Most Plan Loans Now Exempt From Truth in Lending Disclosures
In Depth
Effective July 1, 2010, Regulation Z was amended to exempt most plan loans from the reporting and disclosure obligations of the Truth in Lending Act. An extension of credit comprising fully vested funds from the participant’s account in a Section 401(a) employer-sponsored retirement plan, a Section 403(b) tax-sheltered annuity under or a Section 457(b) eligible governmental deferred compensation plan is exempt from the act’s reporting and disclosure requirements, provided the loans are made in compliance with Section 72 of the Internal Revenue Code.

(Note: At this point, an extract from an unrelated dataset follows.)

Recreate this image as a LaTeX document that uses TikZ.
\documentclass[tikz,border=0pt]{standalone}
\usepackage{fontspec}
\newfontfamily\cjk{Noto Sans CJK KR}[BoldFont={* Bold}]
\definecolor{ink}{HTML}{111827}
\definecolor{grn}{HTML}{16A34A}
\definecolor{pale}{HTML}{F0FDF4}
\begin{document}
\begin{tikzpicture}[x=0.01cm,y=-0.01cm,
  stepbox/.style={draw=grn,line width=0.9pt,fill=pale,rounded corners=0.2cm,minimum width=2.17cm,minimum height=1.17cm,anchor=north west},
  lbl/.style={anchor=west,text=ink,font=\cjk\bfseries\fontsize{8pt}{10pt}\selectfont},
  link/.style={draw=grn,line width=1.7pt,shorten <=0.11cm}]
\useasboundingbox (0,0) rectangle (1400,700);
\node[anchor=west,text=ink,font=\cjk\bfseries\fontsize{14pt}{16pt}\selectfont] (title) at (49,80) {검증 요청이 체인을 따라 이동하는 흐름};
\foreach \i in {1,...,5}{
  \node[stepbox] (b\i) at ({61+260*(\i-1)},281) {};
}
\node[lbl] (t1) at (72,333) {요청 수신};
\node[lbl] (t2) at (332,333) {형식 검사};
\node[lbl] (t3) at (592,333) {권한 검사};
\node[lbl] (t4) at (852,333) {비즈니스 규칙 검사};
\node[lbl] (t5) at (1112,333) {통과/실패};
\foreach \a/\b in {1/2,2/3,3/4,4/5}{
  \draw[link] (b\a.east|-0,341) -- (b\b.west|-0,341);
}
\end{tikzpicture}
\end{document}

The exemption applies to employee benefit plans regardless of whether they are subject to the Employee Retirement Income Security Act of 1974 (ERISA).
Prior to the amendment of Regulation Z, participant loans from employer-sponsored retirement plans were required to provide so-called “truth in lending disclosures,” in the format provided by the regulation, that included various terms of the loan including the amount financed, an itemization of the amount financed, the finance charge, the annual percentage rate, the payment schedule, the total of payments, any demand feature, any prepayment penalties, any late payment charges and any security interest held by the creditor.
When announcing the amendment to Regulation Z, the Federal Reserve acknowledged the distinctions between commercial loans and loans from employee benefit plans to their participants in the amendment’s preamble. The preamble to the Regulation Z amendment notes that an individual who takes a loan from an employee benefit plan is not subject to the same risks and does not need the same protections as an individual who enters into a loan agreement in the open market. Plan loans are further distinguished from open-market loans because a loan from an employee benefit plan requires the repayments of interest and principal to be reinvested in the participant’s own account, and because a loan from an employee benefit plan is not subject to any finance charges imposed by a third party.
The new exemption applies to plan loan disclosures to participants on or after July 1, 2010, but not to plan loans to a beneficiary or alternate payee under a qualified domestic relations order, or QDRO. Additionally, should a loan fail to meet the requirements of the Internal Revenue Code or be made to a beneficiary or alternate payee, the reporting and disclosure obligations under the act remain applicable. However, in light of the new Regulation Z guidance, plan administrators carefully should consider whether to alter plan loan communications, especially if the plan limits loans to active plan participants.